Sacramento tourism officials have released drawings of a revamped Convention Center by an international design firm. The renderings, completed by design firm Populous, show an expanded convention center with more direct access to downtown and midtown via a redesigned pedestrian walkway along K Street. The drawings also show a sleek 50,000-square-foot ballroom atop the adjacent Community Center Theater that would provide patrons with sweeping views of Capitol Park.
Sacramento tourism officials have released drawings of a revamped Convention Center by an international design firm. The renderings, completed by design firm Populous, show an expanded convention center with more direct access to downtown and midtown via a redesigned pedestrian walkway along K Street. The drawings also show a sleek 50,000-square-foot ballroom atop the adjacent Community Center Theater that would provide patrons with sweeping views of Capitol Park. Sacramento Convention and Visitors Bureau

Albert Einstein once said that “the definition of insanity is doing the same thing over and over again and expecting different results.”

It’s too bad that the German physicist doesn’t have a seat on the Sacramento City Council. When it comes to the newest proposal to expand the convention center and renovate the theater – set to be discussed Tuesday – we need to consider Einstein’s words carefully.

In 1986, when convention officials declared that it was time to expand the convention center to remain competitive, there was simply no room to grow. Structures surrounded the facility.

Long story short, city officials wrestled with land-acquisition issues for nearly 10 years until the $80 million expansion materialized in 1995, again with no room to grow. To borrow from the UPS slogan, that’s not exactly moving at the speed of business.

In 2013, the Sacramento Convention & Visitors Bureau said it was time to expand again.

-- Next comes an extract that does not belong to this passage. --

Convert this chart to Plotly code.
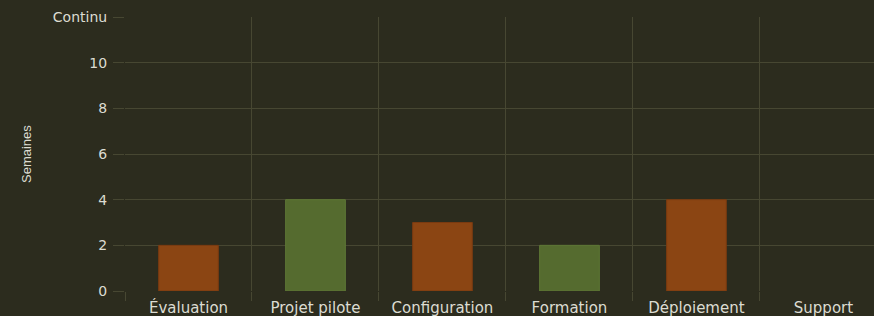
import plotly.graph_objects as go

categories = ["Évaluation", "Projet pilote", "Configuration", "Formation", "Déploiement", "Support"]
weeks = [2, 4, 3, 2, 4, None]
bar_colors = ["#8B4513", "#556B2F", "#8B4513", "#556B2F", "#8B4513", "#556B2F"]
border_colors = ["#7a3a10", "#5e7735", "#7a3a10", "#5e7735", "#7a3a10", "#5e7735"]
y_tickvals = [0, 2, 4, 6, 8, 10, 12]
y_ticktext = ["0", "2", "4", "6", "8", "10", "Continu"]

bg = "#2c2c1e"
grid = "#474732"
txt = "#dcdcd2"

fig = go.Figure(go.Bar(
    x=categories, y=weeks, width=0.47,
    marker=dict(color=bar_colors, line=dict(color=border_colors, width=1)),
    hoverinfo="x+y",
))

fig.update_layout(
    width=874, height=316,
    paper_bgcolor=bg, plot_bgcolor=bg,
    margin=dict(l=125, r=0, t=17, b=25, autoexpand=False),
    showlegend=False,
    font=dict(family="DejaVu Sans", size=15, color=txt),
    annotations=[dict(
        text="Semaines", xref="paper", yref="paper", x=-125 / 749 + 26 / 749, y=0.5,
        xanchor="center", yanchor="middle", textangle=-90, showarrow=False,
        font=dict(family="Liberation Sans Narrow, Liberation Sans", size=13, color=txt),
    )],
)
fig.update_xaxes(
    range=[-0.5, 5.398], automargin=False,
    tickson="boundaries", showgrid=True, gridcolor=grid, gridwidth=1,
    ticks="outside", ticklen=9, tickcolor=grid, ticklabelstandoff=6,
    showline=False, zeroline=False,
    tickfont=dict(family="DejaVu Sans", size=15, color=txt),
)
fig.update_yaxes(
    range=[0, 12], tickvals=y_tickvals, ticktext=y_ticktext, automargin=False,
    showgrid=True, gridcolor=grid, gridwidth=1,
    ticks="outside", ticklen=11, tickcolor=grid, ticklabelstandoff=3,
    showline=False, zeroline=False,
    tickfont=dict(family="DejaVu Sans", size=14, color=txt),
)

fig.write_html("out.html", config={"displayModeBar": False},
               post_script="document.body.style.margin='0';")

While nearly everyone agrees we need a bigger convention center, not everyone agrees on the size. The SCVB recently said that we need a modest bump from 137,000 square feet of exhibition space to about 200,000 square feet. Meanwhile, two influential business groups – Region Builders and the Greater Sacramento Area Economic Council – have called for a far larger expansion, one we simply don’t have room for.

Or do we?

One major structure on the site that not only can be demolished but should be demolished is the Community Center Theater. That concrete mass of brutalist architecture that stands defiantly as a paean to civic mediocrity is not only aggressively uninspiring, but its glaring inadequacies leave it empty an embarrassing 270 nights per year. Sacramento, with its inferior theater and lack of a professional arts presenting organization, has all but surrendered its cultural mojo to superior performance halls in Davis and Folsom.

So instead of wasting $80 million to $100 million – the approximate amount the city is considering spending to refurbish the theater – let’s take that money, create a public-private partnership and build a new landmark on Lot X, at Third Street and Capitol Mall, near Crocker Art Museum.

But I digress.

On Sept. 1, the city held an open house where an architect from Populous – one of America’s largest designers of convention centers – said that most cities expand or redesign their centers every five to 10 years.

In fact, Indianapolis’ convention bureau recently studied the possibility of expanding its convention center for the second time in five years. Indianapolis has 566,000 square feet of exhibition space; Sacramento has 137,000.

However much space we need, I guarantee that we’ll be having this conversation again before we know it.

To be blunt, if we make this timid decision to do the bare minimum, we’ll be short-shrifting both critical projects. It will be the Sacramento of old, not the Sacramento of bold.

Quite simply, this decision will go down as one of the biggest missed economic and urban design opportunities of our lifetime.

The City Council should delay its decisions on both buildings for six months until the plans are more fully baked. Critics will say they’ve already been waiting for nearly 20 years. But we have some really smart people on the council, and they know that’s not true. It’s only been since earlier this year that the aforementioned business groups determined that we need far larger convention space than we have room for now.

To even consider investing more public money without a professional operator in place, and without a 50-year expansion plan for the convention center, would be the definition of civic irresponsibility.

Sound insane? Einstein would certainly agree.